How to Solicit an Unpaid Link from Another Web Site
Links from other sites, or backlinks, can help to boost your Web site’s search engine rankings. After you’ve figured out which Web sites you want to obtain links from, you can go about the process of soliciting them.
It’s a good idea to customize your correspondence so that it doesn’t come across like junk mail. Do not start with “Dear Webmaster” if you want to stand out from the rest of their inbox fodder. Do not use generic boilerplate text (although you can start with something generic and then modify it).
In your e-mail, explain that you’ve looked at their page (giving the URL) and feel that it relates well to the subject matter of your Web page (give the URL of your page as well). You can call this subject or theme by name to further personalize your message. If a particular section of the page seems most related, specify. Prove that you actually read their page, and it may give you a better-placed link near relevant surrounding text.
If you’ve identified any technical problem with their site, such as a broken link, typographical error, missing graphic, server error, or other, you can offer this information to them. For example, you could say, “By the way, when I was on your page yesterday, I noticed a broken link about halfway down to the Squiggly Slalom Ski Shop. Thought you could use that information — we Webmasters have to stick together.” Tools are available to help you locate broken links or other problems with another person’s Web page. You should run the Link Checker tool, which is available for free on the W3C (World Wide Web Consortium) site.
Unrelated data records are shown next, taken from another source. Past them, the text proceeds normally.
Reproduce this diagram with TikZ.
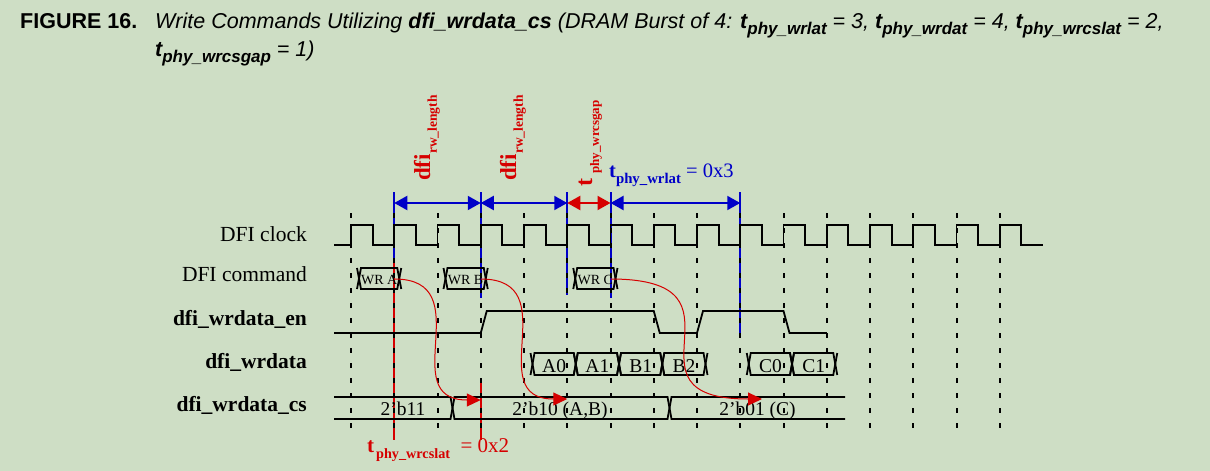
\documentclass[tikz,border=0pt]{standalone}
\usepackage{fontspec}
\setmainfont{Liberation Serif}
\newfontfamily\titlefont{Liberation Sans}
\usetikzlibrary{arrows.meta}
\definecolor{PageGreen}{RGB}{206,222,197}
\definecolor{DimBlue}{RGB}{0,0,200}
\definecolor{DimRed}{RGB}{214,0,0}
\newcommand{\px}[1]{\fontsize{#1}{#1}\selectfont}
\newcommand{\lowsub}[2]{\raisebox{-0.3em}{\px{#1}#2}}
\newcommand{\gx}[1]{351+43.25*#1}

\begin{document}
\begin{tikzpicture}[x=1pt, y=-1pt,
    sig/.style={line width=1.8pt, black},
    gridline/.style={line width=2pt, dash pattern=on 5pt off 10pt},
    lbl/.style={anchor=base east, inner sep=0pt, font=\px{21.5}},
    bus/.style={anchor=base, inner sep=0pt, font=\px{19.5}},
    marker/.style={line width=2pt},
    dimarr/.style={{Triangle[length=13pt,width=14pt]}-{Triangle[length=13pt,width=14pt]},
                   line width=2pt},
    curv/.style={-{Triangle[length=14pt,width=13pt]}, DimRed, line width=1pt}
  ]
  \fill[PageGreen] (0,0) rectangle (1210,471);
  \useasboundingbox (0,0) rectangle (1210,471);

  % Caption
  \node[anchor=base west, inner sep=0pt, font=\titlefont\bfseries\px{21.5}] (fig) at (20,28) {FIGURE 16.};
  \node[anchor=base west, inner sep=0pt, font=\titlefont\itshape\px{21.5}] (cap1) at (155,28)
    {Write Commands Utilizing \textbf{dfi\_wrdata\_cs} (DRAM Burst of 4: \textbf{t\lowsub{17}{phy\_wrlat}} = 3,
     \textbf{t\lowsub{17}{phy\_wrdat}} = 4, \textbf{t\lowsub{17}{phy\_wrcslat}} = 2,};
  \node[anchor=base west, inner sep=0pt, font=\titlefont\itshape\px{21.5}] (cap2) at (155,56)
    {\textbf{t\lowsub{17}{phy\_wrcsgap}} = 1)};

  % Signal names
  \node[lbl] (lclk) at (307,241) {DFI clock};
  \node[lbl] (lcmd) at (307,281.5) {DFI command};
  \node[lbl, font=\bfseries\px{21.5}] (len) at (307,325) {dfi\_wrdata\_en};
  \node[lbl, font=\bfseries\px{21.5}] (ldat) at (307,368) {dfi\_wrdata};
  \node[lbl, font=\bfseries\px{21.5}] (lcs) at (307,411.5) {dfi\_wrdata\_cs};

  % Timing markers
  \foreach \k in {1,3,5,6,9}
    \coordinate (m\k) at ({\gx{\k}},203);
  \draw[marker, DimBlue] ({\gx{1}},192) -- ({\gx{1}},262);
  \draw[marker, DimRed]  ({\gx{1}},262) -- ({\gx{1}},440);
  \draw[marker, DimBlue] ({\gx{3}},192) -- ({\gx{3}},298);
  \draw[marker, DimRed]  ({\gx{3}},380) -- ({\gx{3}},440);
  \draw[marker, DimBlue] ({\gx{5}},192) -- ({\gx{5}},295);
  \draw[marker, DimBlue] ({\gx{6}},192) -- ({\gx{6}},298);
  \draw[marker, DimBlue] ({\gx{9}},192) -- ({\gx{9}},333);
  \draw[dimarr, DimBlue] (m1) -- (m3);
  \draw[dimarr, DimBlue] (m3) -- (m5);
  \draw[dimarr, DimRed]  (m5) -- (m6);
  \draw[dimarr, DimBlue] (m6) -- (m9);

  % Clock edges grid
  \foreach \k in {0,...,15}
    \draw[gridline] ({\gx{\k}},213) -- ({\gx{\k}},431);

  % DFI clock
  \draw[sig] (334,245) \foreach \k in {0,...,15} {
      -- ({\gx{\k}},245) -- ({\gx{\k}},225) -- ({\gx{\k}+21.6},225) -- ({\gx{\k}+21.6},245)
    } -- (1043,245);

  % DFI command
  \foreach \k/\v in {0/A, 2/B, 5/C} {
    \pgfmathsetmacro{\L}{\gx{\k}+8}
    \pgfmathsetmacro{\R}{\gx{\k}+43.25+5}
    \draw[sig] ({\L-2},268) -- ({\L+2},289) -- ({\R-2},289) -- ({\R+2},268);
    \draw[sig] ({\L-2},289) -- ({\L+2},268) -- ({\R-2},268) -- ({\R+2},289);
    \node[bus, font=\px{14}] (cmd\v) at ({(\L+\R)/2},284) {WR \v};
  }

  % dfi_wrdata_en
  \draw[sig] (334,333) -- ({\gx{3}},333) -- ({\gx{3}+6},311) -- ({\gx{7}},311)
    -- ({\gx{7}+6},333) -- ({\gx{8}},333) -- ({\gx{8}+6},311) -- ({\gx{10}},311)
    -- ({\gx{10}+6},333) -- ({\gx{11}},333);

  % dfi_wrdata
  \foreach \k/\v in {4/A0, 5/A1, 6/B1, 7/B2, 9/C0, 10/C1} {
    \pgfmathsetmacro{\L}{\gx{\k}+8.5}
    \pgfmathsetmacro{\R}{\gx{\k}+43.25+8.5}
    \draw[sig] ({\L-2},353) -- ({\L+2},375) -- ({\R-2},375) -- ({\R+2},353);
    \draw[sig] ({\L-2},375) -- ({\L+2},353) -- ({\R-2},353) -- ({\R+2},375);
    \node[bus] (dat\v) at ({(\L+\R)/2},372.5) {\v};
  }

  % dfi_wrdata_cs
  \draw[sig] (334,397) -- (450.5,397) -- (454.5,419) -- (667.5,419) -- (671.5,397) -- (845,397);
  \draw[sig] (334,419) -- (450.5,419) -- (454.5,397) -- (667.5,397) -- (671.5,419) -- (845,419);
  \node[bus] (cs11) at (403,415) {2'b11};
  \node[bus] (cs10) at (560,415) {2'b10 (A,B)};
  \node[bus] (cs01) at (757.5,415) {2'b01 (C)};

  % Labels
  \node[rotate=90, anchor=base west, inner sep=0pt, DimRed, font=\bfseries\px{23}] (rwlenA) at (430,181)
    {dfi\lowsub{13.5}{rw\_length}};
  \node[rotate=90, anchor=base west, inner sep=0pt, DimRed, font=\bfseries\px{23}] (rwlenB) at (516,181)
    {dfi\lowsub{13.5}{rw\_length}};
  \node[rotate=90, anchor=base west, inner sep=0pt, DimRed, font=\bfseries\px{24}] (csgap) at (592,187)
    {t\hspace{5pt}\lowsub{13}{phy\_wrcsgap}};
  \node[anchor=base west, inner sep=0pt, DimBlue, font=\px{20.5}] (wrlat) at (609,177)
    {\textbf{t\lowsub{14.8}{phy\_wrlat}} = 0x3};
  \node[anchor=base west, inner sep=0pt, DimRed, font=\px{21}] (cslat) at (367,452)
    {\textbf{t\hspace{2pt}\lowsub{14.2}{phy\_wrcslat}} \ = 0x2};

  % Command to chip select
  \coordinate (srcA) at ({\gx{1}},279);
  \coordinate (srcB) at ({\gx{3}},279);
  \coordinate (srcC) at ({\gx{6}},279);
  \coordinate (dstA) at ({\gx{3}},400);
  \coordinate (dstB) at ({\gx{5}},399);
  \coordinate (dstC) at (762,399);
  \foreach \v in {A,B,C}
    \draw[curv] (src\v) .. controls (src\v -| dst\v) and (dst\v -| src\v) .. (dst\v);
\end{tikzpicture}
\end{document}
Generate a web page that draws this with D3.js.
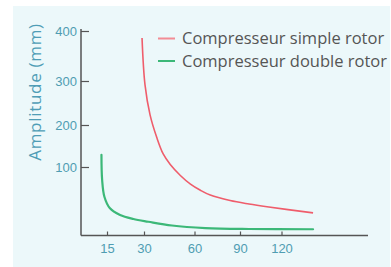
<!DOCTYPE html>
<html lang="fr">
<head>
<meta charset="UTF-8">
<title>Amplitude compresseur</title>
<script src="https://d3js.org/d3.v7.min.js"></script>
<style>
    body { margin: 0; background: #fff; }
    svg { display: block; font-family: "Open Sans", sans-serif; }
    .tick text { fill: #4f9db2; font-size: 13px; }
    .tick line { stroke: #555; stroke-width: 1.2; }
</style>
</head>
<body>
<script>
    // values
    const seriesNames = ["Compresseur simple rotor", "Compresseur double rotor"];
    const seriesColors = ["#ef5d6b", "#3cb878"];
    const legendColors = ["#f38c95", "#3cb878"];
    const xTicks = [15, 30, 60, 90, 120];
    const yTicks = [100, 200, 300, 400];

    // simple rotor: [frequence, amplitude]
    const simpleRotor = [[29.2, 386], [30.6, 291], [33.6, 223], [37.6, 170], [41.4, 131], [45.6, 106],
        [51.6, 87.6], [57.6, 75], [63.9, 66], [70.4, 59], [83.5, 51], [96.5, 46], [109.5, 42], [142.8, 33]];
    // double rotor
    const doubleRotor = [[11.8, 129], [12.2, 81], [13.5, 56.6], [16.2, 39.7], [20.3, 29.9], [25.7, 24.1],
        [32.6, 20.1], [46.6, 14.6], [67.2, 10.9], [96.5, 9.5], [142.8, 9.1]];

    const width = 391, height = 267;

    const svg = d3.select("body").append("svg")
        .attr("width", width)
        .attr("height", height);

    // light panel behind the chart
    svg.append("rect")
        .attr("x", 13).attr("y", 6)
        .attr("width", 377).attr("height", height - 6)
        .attr("fill", "#ecf8fa");

    // the ticks are not evenly spaced in the picture, so piecewise scales
    const x = d3.scaleLinear()
        .domain([0].concat(xTicks))
        .range([81, 107, 144, 194.5, 240, 281.5]);
    const y = d3.scaleLinear()
        .domain([0].concat(yTicks))
        .range([235.5, 167, 125, 81, 31]);

    const axisLeft = 81, axisBottom = 235.5;

    // y axis
    const gy = svg.append("g")
        .attr("transform", `translate(${axisLeft},0)`)
        .call(d3.axisLeft(y).tickValues(yTicks).tickSizeInner(-8).tickSizeOuter(0).tickPadding(4));
    gy.select(".domain").remove();
    svg.append("line")
        .attr("x1", axisLeft).attr("x2", axisLeft)
        .attr("y1", 29).attr("y2", axisBottom)
        .attr("stroke", "#555").attr("stroke-width", 1.5);

    // x axis
    const gx = svg.append("g")
        .attr("transform", `translate(0,${axisBottom})`)
        .call(d3.axisBottom(x).tickValues(xTicks).tickSizeInner(-4).tickSizeOuter(0).tickPadding(8));
    gx.select(".domain").remove();
    svg.append("line")
        .attr("x1", axisLeft).attr("x2", 368)
        .attr("y1", axisBottom).attr("y2", axisBottom)
        .attr("stroke", "#555").attr("stroke-width", 1.5);

    // y label
    svg.append("text")
        .attr("transform", `translate(41,92) rotate(-90)`)
        .attr("text-anchor", "middle")
        .attr("fill", "#4f9db6")
        .style("font-size", "17px")
        .style("letter-spacing", "0.7px")
        .text("Amplitude (mm)");

    const line = d3.line()
        .x(d => x(d[0]))
        .y(d => y(d[1]))
        .curve(d3.curveCatmullRom.alpha(0.5));

    svg.append("path")
        .datum(simpleRotor)
        .attr("d", line)
        .attr("fill", "none")
        .attr("stroke", seriesColors[0])
        .attr("stroke-width", 1.6);

    svg.append("path")
        .datum(doubleRotor)
        .attr("d", line)
        .attr("fill", "none")
        .attr("stroke", seriesColors[1])
        .attr("stroke-width", 2.2)
        .attr("stroke-linecap", "round");

    // legend
    const legend = svg.append("g")
        .selectAll("g")
        .data(seriesNames)
        .enter().append("g")
        .attr("transform", (d, i) => `translate(158,${38.5 + i * 22.5})`);

    legend.append("line")
        .attr("x1", 0).attr("x2", 17)
        .attr("stroke", (d, i) => legendColors[i])
        .attr("stroke-width", 2);

    legend.append("text")
        .attr("x", 24)
        .attr("dy", "0.35em")
        .attr("fill", "#555")
        .style("font-size", "16.5px")
        .text(d => d);
</script>
</body>
</html>
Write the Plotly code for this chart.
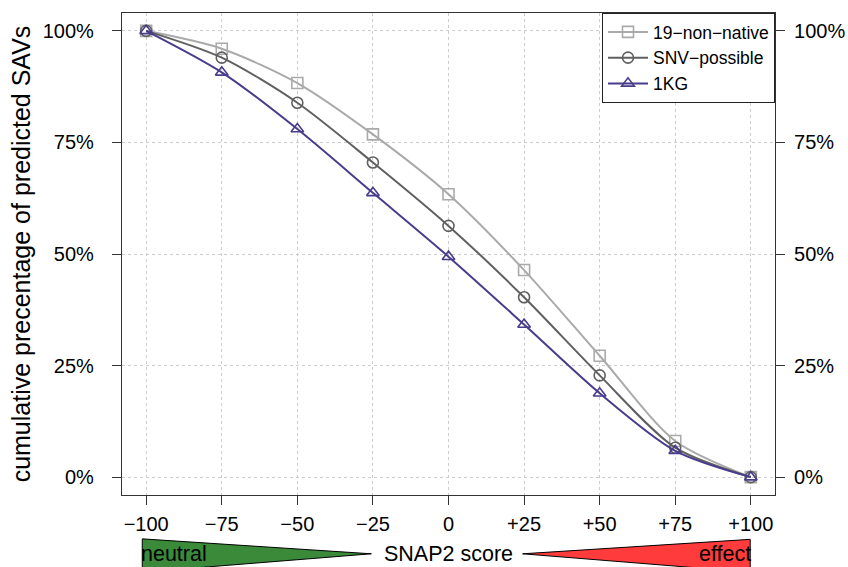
import plotly.graph_objects as go

scores = [-100, -75, -50, -25, 0, 25, 50, 75, 100]
tick_text = ["\u2212100", "\u221275", "\u221250", "\u221225", "0", "+25", "+50", "+75", "+100"]
non_native = [100, 96.0, 88.3, 76.8, 63.4, 46.4, 27.2, 8.1, 0]
snv_possible = [100, 94.0, 83.9, 70.5, 56.3, 40.3, 22.8, 6.6, 0]
kg1 = [100, 90.7, 78.0, 63.7, 49.4, 34.2, 18.8, 5.9, 0]
y_ticks = [0, 25, 50, 75, 100]
y_text = ["0%", "25%", "50%", "75%", "100%"]

FONT = "Liberation Sans, Arial, sans-serif"

fig = go.Figure()
series = [
    ("19\u2212non\u2212native", non_native, "#aaaaaa", "square-open"),
    ("SNV\u2212possible", snv_possible, "#606060", "circle-open"),
    ("1KG", kg1, "#483d8b", "triangle-up-open"),
]
for name, vals, col, sym in series:
    fig.add_trace(go.Scatter(
        x=scores, y=vals, name=name, mode="lines+markers",
        line=dict(color=col, width=2, shape="spline", smoothing=0.8),
        marker=dict(symbol=sym, size=11, color=col, line=dict(width=1.6, color=col)),
    ))

# invisible trace for right axis
fig.add_trace(go.Scatter(x=[scores[0]], y=[y_ticks[0]], yaxis="y2", showlegend=False,
                         mode="markers", marker=dict(opacity=0), hoverinfo="skip"))

axis_common = dict(showline=True, linecolor="#333333", linewidth=1.2,
                   ticks="outside", ticklen=9, tickcolor="#333333", tickwidth=1,
                   tickfont=dict(family=FONT, size=20, color="black"), zeroline=False,
                   automargin=False)

fig.update_layout(
    width=848, height=567,
    margin=dict(l=122, r=73, t=13, b=72),
    paper_bgcolor="white", plot_bgcolor="white",
    font=dict(family=FONT, color="black"),
    xaxis=dict(range=[-108, 108], tickvals=scores, ticktext=tick_text,
               showgrid=True, gridcolor="#cccccc", griddash="3px,3px", gridwidth=1,
               mirror=True, ticklabelstandoff=2, **axis_common),
    yaxis=dict(range=[-4, 104], tickvals=y_ticks, ticktext=y_text,
               showgrid=True, gridcolor="#cccccc", griddash="3px,3px", gridwidth=1,
               mirror=True, ticklabelstandoff=14,
               title=dict(text="cumulative precentage of predicted SAVs",
                          font=dict(family=FONT, size=25, color="black"), standoff=4),
               **axis_common),
    yaxis2=dict(range=[-4, 104], tickvals=y_ticks, ticktext=y_text, overlaying="y",
                side="right", showgrid=False, ticklabelstandoff=5, **axis_common),
    legend=dict(x=1, xanchor="right", y=1, yanchor="top", bgcolor="white",
                bordercolor="#222222", borderwidth=1,
                font=dict(family=FONT, size=17.5, color="black"),
                itemwidth=40, tracegroupgap=0),
    showlegend=True,
)

# SNAP2 score gradient triangles below axis
shapes = [
    dict(type="path", xref="x", yref="paper",
         path="M -101.3 -0.091 L -101.3 -0.16 L -25.5 -0.122 Z",
         fillcolor="#3a8a3a", line=dict(color="black", width=1)),
    dict(type="path", xref="x", yref="paper",
         path="M 99.8 -0.092 L 99.8 -0.16 L 24.5 -0.122 Z",
         fillcolor="#ff3b3b", line=dict(color="black", width=1)),
]
fig.update_layout(shapes=shapes)
fig.add_annotation(x=0, y=-0.122, xref="x", yref="paper", text="SNAP2 score",
                   showarrow=False, font=dict(family=FONT, size=21.5, color="black"),
                   bgcolor="white", xanchor="center", yanchor="middle")
fig.add_annotation(x=-101.3, y=-0.122, xref="x", yref="paper", text="neutral",
                   showarrow=False, font=dict(family=FONT, size=21.5, color="black"),
                   xanchor="left", yanchor="middle", xshift=-3)
fig.add_annotation(x=99.8, y=-0.122, xref="x", yref="paper", text="effect",
                   showarrow=False, font=dict(family=FONT, size=21.5, color="black"),
                   xanchor="right", yanchor="middle", xshift=3)

fig.write_html("out.html")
Praise the sites that they link to already and say that you noticed there’s an existing link to another site that offers similar services/information/products, or whatever, to yours, so you wondered . . .
Then, if you have a link magnet (creative Web applications, tools, how-to guides, reference materials, or any information that is unique and valuable to users) of some sort that you think is relevant to their site, suggest that they consider visiting your cool chart, table, interactive tool, or other widget to see if they believe it would add value for their site visitors. You don't have to ask for the link; if they like it, they'll make that decision on their own.
Close the e-mail with your name and contact information so that the Webmaster knows you’re a real person, not just a computer.
The link-request e-mail should contain some specific information that you gathered before sending the request. This preparation may take a little time, but a valuable link may be worth five or ten minutes. After all, you’re trying to start a business relationship that could have value in itself. In the best-case scenario, they give you a backlink that lasts for a long time to come and may end up passing you quality traffic to your site that goes beyond better rankings.
Writing a customized link request can show the other site’s Webmaster that you know what you are talking about, illustrate your expertness, and demonstrate your commitment to success for both parties. In this case, putting yourself in their shoes might also prove helpful. You don’t want to scare them by coming on too strong. Consider how you would react to the same type of request and adjust your approach accordingly. In some cases, it might be appropriate to pick up the phone and call them, or even visit their offices in person. (Visit them in person after you've made phone or e-mail contact: you don’t want to look like a cyber-stalker!)